Event
MSE Seminar: Dr. Carlos Rios Ocampo, UMD
Wednesday, September 20, 2023
3:30 p.m.
2118 Chemical and Nuclear Engineering Building
Sherri Tatum
301 405 5240
statum12@umd.edu
Solid-solid phase transitions in chalcogenides: a paradigm for tunable photonics
Abstract: Phase-change materials (PCMs), such as the chalcogenides GeTe, Ge2Sb2Te5, AgInSbTe, Sb2Se3, GeSbSe, etc., and the metal-to-insulator PCMs like VO2, have emerged as promising platforms to control both nanoscale electronic and photonic devices thanks to their fast, dramatic, and reversible change in electrical and optical properties. The last decade has seen a significant progress in PCMs tailored to free and on-chip optics and photonics for applications in metasurfaces, tunable filters, phase/amplitude modulators, color pixels, thermal camouflage, photonic memories/computing, etc. In particular, nonvolatile PCMs have drawn most attention since they enable an unprecedented combination of properties and the largest observed refractive index (electric permittivity) contrast. This fast-growing field brings together the efforts of several fields to develop, integrated, and exploit new alloys with superior switching speeds, optical transparency, opto-electronic control, and large-scale electronic and photonic integration. In this talk, I will talk about the fundamental principles behind PCMs, the state-of-the-art, and the achievements and current efforts in this field of the UMD’s Photonic Materials & Devices group.

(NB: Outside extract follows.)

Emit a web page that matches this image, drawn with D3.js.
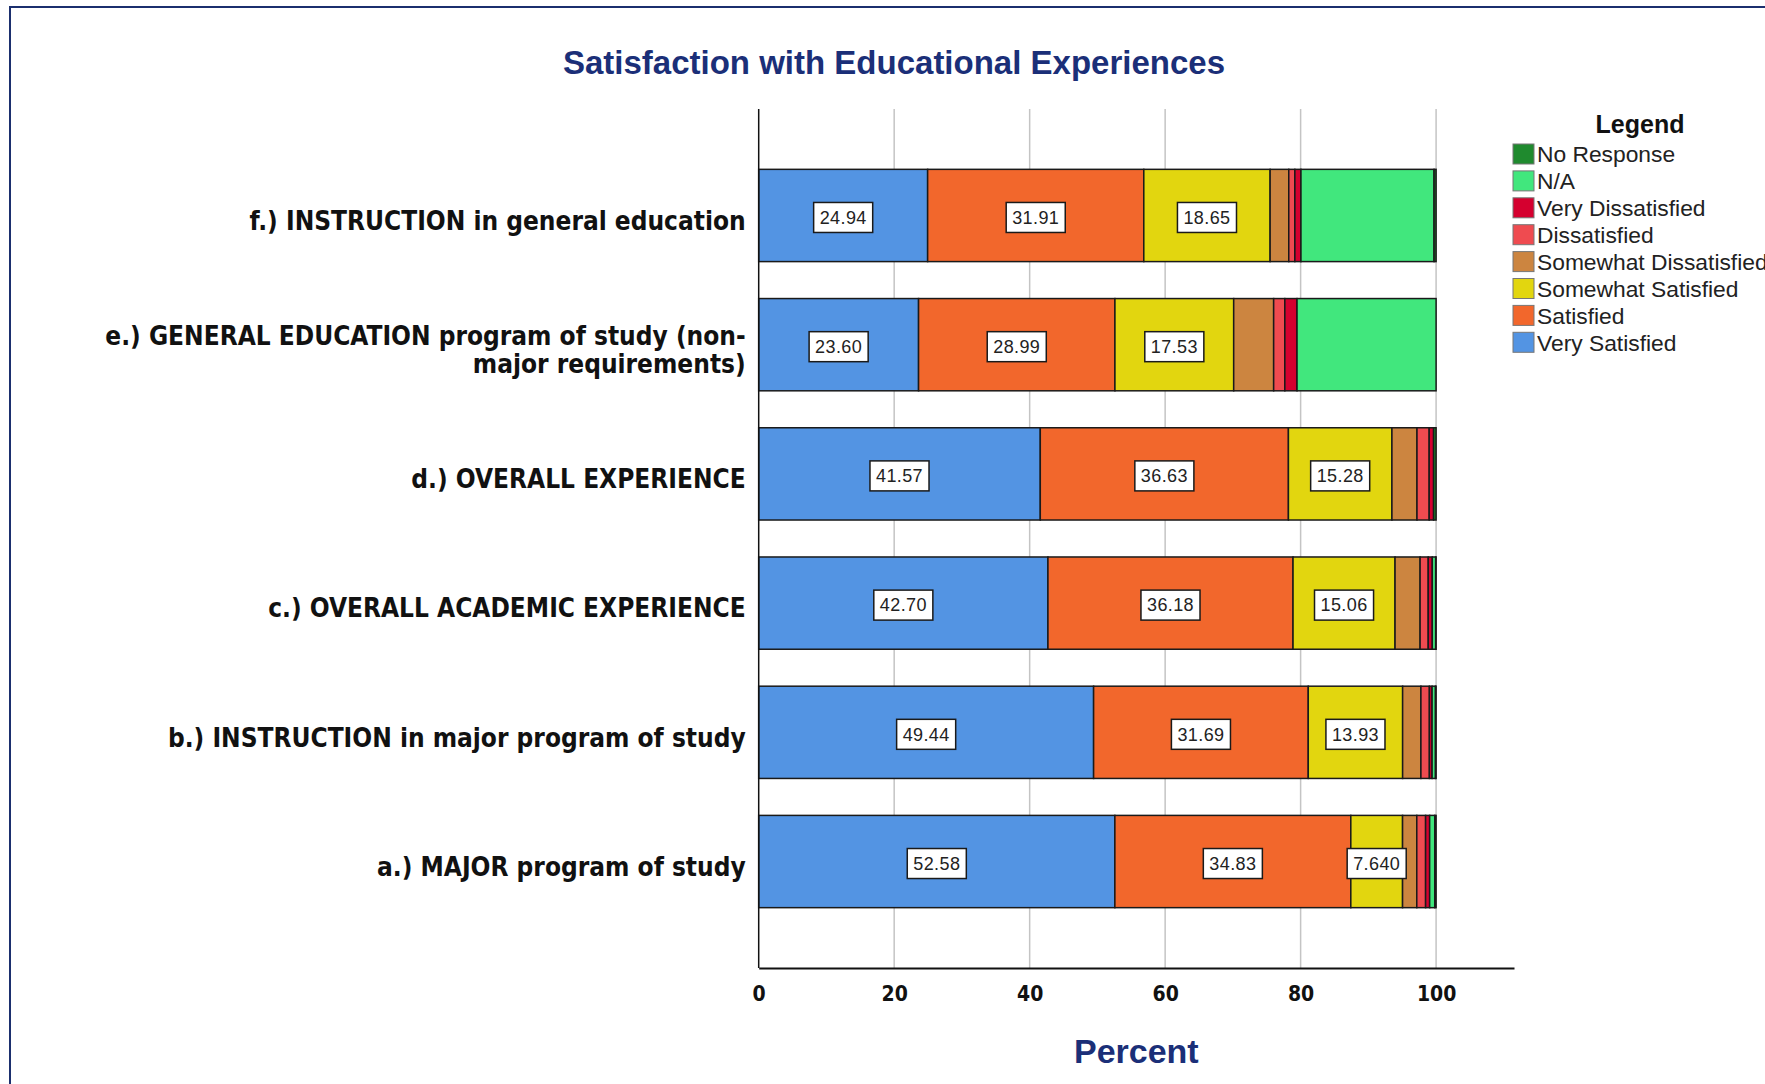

Bio: Carlos A. Ríos Ocampo is an Assistant Professor at the University of Maryland, College Park, where he has led the Photonic Materials & Devices groups since 2021. Before joining UMD, Carlos was a Postdoctoral Associate at MIT, received a DPhil (PhD) degree in 2017 from the University of Oxford (UK), an MSc degree in Optics and Photonics in 2013 from the KIT (Germany), and a BSc in Physics in 2010 from the University of Antioquia (Colombia). Carlos’s scientific interests focus on studying and developing new on-chip technologies driven by the synergy between nanomaterials and photonics.